_TO BE DONE_
Extract, in full, the lines below, beginning at the first and ending with the line that contains "460, 470, 480, 490, 500, 520, 540, 560, 580, 600]". Pictures do not belong in the copy.

=======

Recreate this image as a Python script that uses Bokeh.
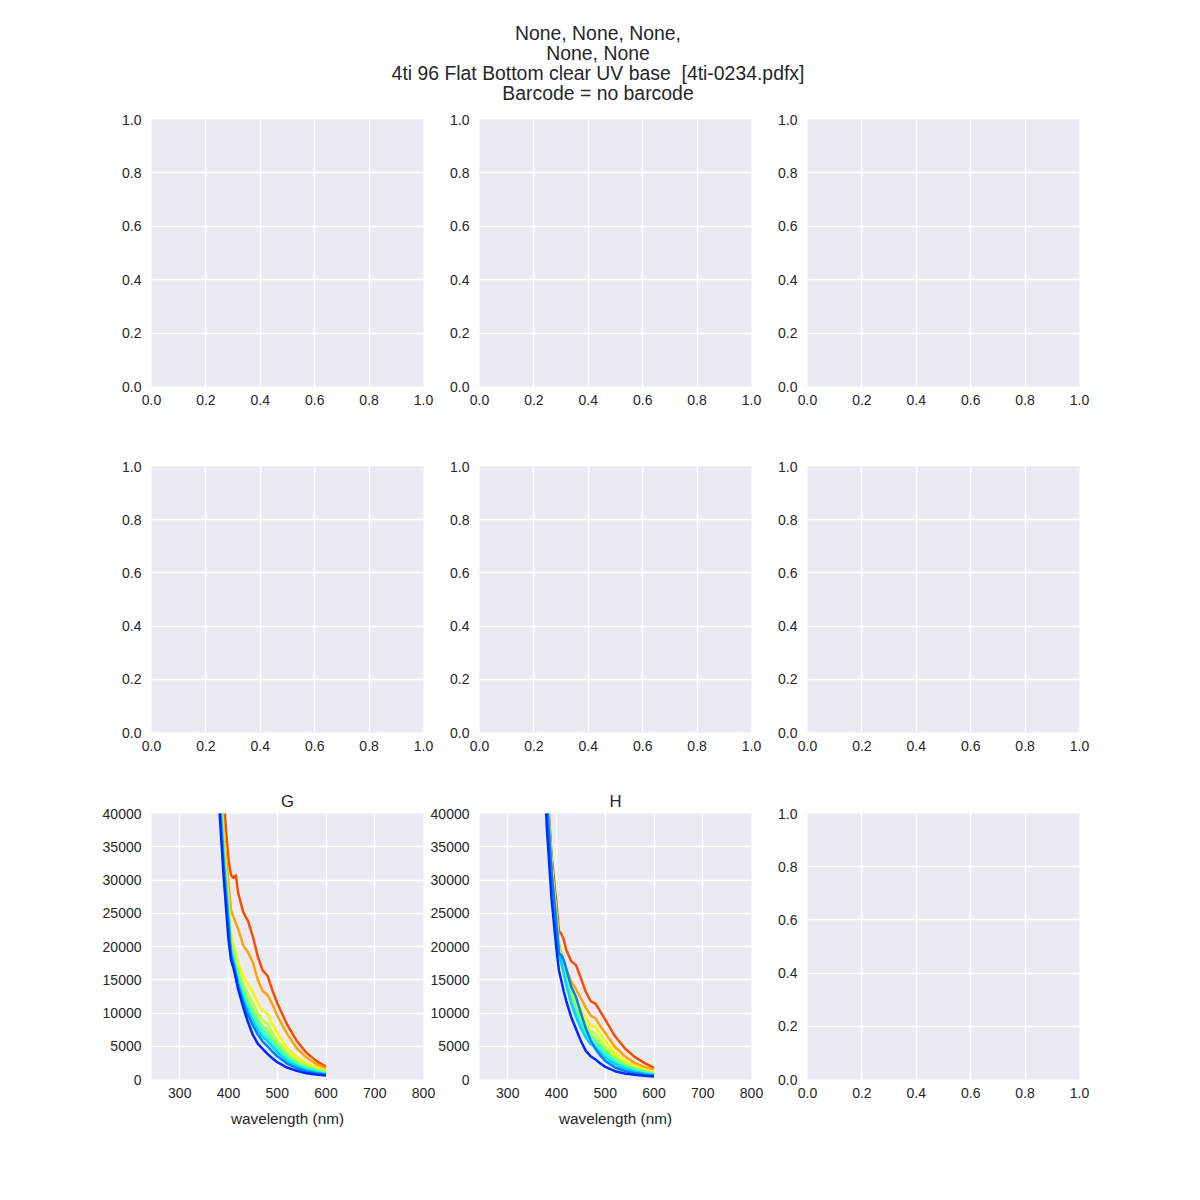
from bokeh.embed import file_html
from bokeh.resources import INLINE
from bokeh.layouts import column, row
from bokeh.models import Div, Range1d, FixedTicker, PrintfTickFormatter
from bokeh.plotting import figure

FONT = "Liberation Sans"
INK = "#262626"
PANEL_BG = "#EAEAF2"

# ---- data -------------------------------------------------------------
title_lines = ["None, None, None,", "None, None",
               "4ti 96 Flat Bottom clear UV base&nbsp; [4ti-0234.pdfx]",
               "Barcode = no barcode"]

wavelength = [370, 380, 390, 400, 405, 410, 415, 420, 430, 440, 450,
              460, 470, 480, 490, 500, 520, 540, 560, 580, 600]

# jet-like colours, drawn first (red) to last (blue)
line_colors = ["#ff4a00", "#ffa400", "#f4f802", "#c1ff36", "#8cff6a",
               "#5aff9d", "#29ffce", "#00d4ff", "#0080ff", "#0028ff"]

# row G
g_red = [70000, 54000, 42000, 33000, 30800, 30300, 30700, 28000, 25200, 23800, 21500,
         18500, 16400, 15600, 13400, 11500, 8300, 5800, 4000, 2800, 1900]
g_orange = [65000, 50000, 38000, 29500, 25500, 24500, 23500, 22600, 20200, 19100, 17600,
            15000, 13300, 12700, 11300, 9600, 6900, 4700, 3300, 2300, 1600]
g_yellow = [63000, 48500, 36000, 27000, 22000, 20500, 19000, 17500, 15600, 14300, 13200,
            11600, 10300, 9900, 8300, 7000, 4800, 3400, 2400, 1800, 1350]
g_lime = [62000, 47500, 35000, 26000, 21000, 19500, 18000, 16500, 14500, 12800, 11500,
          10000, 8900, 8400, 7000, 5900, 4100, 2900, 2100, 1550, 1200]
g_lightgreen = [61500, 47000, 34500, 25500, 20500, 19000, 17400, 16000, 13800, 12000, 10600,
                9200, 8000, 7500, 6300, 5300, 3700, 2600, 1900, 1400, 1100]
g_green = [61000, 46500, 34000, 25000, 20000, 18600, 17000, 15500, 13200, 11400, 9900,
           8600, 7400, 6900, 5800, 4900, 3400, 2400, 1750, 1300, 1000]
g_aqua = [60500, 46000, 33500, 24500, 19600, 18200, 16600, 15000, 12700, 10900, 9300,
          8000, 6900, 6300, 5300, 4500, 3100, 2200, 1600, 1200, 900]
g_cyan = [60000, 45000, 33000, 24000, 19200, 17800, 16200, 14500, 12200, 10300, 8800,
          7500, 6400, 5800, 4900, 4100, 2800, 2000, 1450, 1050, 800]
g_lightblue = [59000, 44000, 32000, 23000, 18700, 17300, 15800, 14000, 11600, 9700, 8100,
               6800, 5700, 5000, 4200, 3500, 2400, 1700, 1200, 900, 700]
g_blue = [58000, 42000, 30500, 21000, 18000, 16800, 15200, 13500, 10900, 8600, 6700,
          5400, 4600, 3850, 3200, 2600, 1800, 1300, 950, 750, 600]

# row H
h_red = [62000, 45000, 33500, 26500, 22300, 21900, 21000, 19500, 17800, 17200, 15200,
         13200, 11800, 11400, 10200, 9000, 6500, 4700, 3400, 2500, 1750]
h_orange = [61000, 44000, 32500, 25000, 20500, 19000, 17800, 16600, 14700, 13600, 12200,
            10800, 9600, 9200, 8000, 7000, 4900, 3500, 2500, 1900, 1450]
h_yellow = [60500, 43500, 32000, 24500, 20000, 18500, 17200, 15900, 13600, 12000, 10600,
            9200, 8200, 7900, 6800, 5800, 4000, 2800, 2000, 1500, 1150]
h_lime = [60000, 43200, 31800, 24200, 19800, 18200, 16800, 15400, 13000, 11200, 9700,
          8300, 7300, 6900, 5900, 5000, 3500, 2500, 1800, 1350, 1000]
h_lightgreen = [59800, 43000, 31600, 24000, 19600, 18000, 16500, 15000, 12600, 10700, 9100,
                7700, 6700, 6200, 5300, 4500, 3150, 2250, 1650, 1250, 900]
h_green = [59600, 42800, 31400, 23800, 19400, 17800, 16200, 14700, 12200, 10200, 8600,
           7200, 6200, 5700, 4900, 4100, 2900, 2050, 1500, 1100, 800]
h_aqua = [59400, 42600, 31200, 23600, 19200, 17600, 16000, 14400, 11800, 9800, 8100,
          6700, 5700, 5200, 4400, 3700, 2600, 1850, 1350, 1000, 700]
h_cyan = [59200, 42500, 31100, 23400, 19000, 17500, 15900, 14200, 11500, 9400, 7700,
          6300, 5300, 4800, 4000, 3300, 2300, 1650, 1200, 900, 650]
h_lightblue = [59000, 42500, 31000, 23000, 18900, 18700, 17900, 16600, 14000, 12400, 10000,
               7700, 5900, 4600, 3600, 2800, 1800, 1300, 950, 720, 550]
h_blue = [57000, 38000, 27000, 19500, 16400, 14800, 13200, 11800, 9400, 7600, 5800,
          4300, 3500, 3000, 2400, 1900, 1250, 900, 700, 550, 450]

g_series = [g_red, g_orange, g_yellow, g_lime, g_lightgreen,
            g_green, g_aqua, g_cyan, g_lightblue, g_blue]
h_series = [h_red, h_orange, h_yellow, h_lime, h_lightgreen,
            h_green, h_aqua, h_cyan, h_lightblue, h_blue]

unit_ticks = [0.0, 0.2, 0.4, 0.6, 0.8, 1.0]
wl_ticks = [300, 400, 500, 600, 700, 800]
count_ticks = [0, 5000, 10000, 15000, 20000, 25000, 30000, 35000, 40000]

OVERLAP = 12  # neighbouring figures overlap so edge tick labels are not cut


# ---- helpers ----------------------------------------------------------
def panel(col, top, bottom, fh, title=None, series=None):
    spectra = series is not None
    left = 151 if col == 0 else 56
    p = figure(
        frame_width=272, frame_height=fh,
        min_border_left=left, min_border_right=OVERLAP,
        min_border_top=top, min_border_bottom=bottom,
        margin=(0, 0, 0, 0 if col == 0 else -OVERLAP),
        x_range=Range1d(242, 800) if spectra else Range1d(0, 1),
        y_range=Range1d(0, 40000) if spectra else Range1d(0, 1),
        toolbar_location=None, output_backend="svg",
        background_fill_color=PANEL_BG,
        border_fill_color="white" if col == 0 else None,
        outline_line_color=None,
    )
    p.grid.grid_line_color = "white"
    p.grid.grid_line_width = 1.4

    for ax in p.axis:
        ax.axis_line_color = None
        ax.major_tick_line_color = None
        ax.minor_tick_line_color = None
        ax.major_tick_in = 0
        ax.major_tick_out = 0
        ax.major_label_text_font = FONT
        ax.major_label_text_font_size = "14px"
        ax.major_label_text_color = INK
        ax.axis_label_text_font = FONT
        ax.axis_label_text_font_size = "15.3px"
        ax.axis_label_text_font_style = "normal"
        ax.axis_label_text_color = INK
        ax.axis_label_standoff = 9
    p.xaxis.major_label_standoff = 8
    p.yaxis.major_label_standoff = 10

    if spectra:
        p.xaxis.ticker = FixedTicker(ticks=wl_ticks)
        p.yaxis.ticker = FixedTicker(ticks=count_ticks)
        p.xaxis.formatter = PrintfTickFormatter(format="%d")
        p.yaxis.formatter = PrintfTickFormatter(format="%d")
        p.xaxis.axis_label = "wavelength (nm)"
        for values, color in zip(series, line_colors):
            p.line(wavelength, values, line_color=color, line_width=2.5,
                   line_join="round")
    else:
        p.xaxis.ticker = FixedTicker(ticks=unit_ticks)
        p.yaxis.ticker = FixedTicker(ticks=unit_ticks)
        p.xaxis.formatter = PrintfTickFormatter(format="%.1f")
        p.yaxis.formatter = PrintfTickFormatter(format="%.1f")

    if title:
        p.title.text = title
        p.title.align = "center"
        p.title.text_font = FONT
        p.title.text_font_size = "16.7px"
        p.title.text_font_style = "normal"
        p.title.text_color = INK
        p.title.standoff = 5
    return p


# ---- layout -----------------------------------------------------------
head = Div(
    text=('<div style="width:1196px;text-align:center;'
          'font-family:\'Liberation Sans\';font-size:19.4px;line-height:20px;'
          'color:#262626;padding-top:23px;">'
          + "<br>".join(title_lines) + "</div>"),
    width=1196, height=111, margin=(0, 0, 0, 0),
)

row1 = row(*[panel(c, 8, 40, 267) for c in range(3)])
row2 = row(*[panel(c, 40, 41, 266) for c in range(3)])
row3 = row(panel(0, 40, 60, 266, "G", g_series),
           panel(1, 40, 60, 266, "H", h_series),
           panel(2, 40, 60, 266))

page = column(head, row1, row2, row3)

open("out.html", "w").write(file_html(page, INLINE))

=======

_THE REPLY_
Recreate this image as a Python script that uses Bokeh.
from bokeh.embed import file_html
from bokeh.resources import INLINE
from bokeh.layouts import column, row
from bokeh.models import Div, Range1d, FixedTicker, PrintfTickFormatter
from bokeh.plotting import figure

FONT = "Liberation Sans"
INK = "#262626"
PANEL_BG = "#EAEAF2"

# ---- data -------------------------------------------------------------
title_lines = ["None, None, None,", "None, None",
               "4ti 96 Flat Bottom clear UV base&nbsp; [4ti-0234.pdfx]",
               "Barcode = no barcode"]

wavelength = [370, 380, 390, 400, 405, 410, 415, 420, 430, 440, 450,
              460, 470, 480, 490, 500, 520, 540, 560, 580, 600]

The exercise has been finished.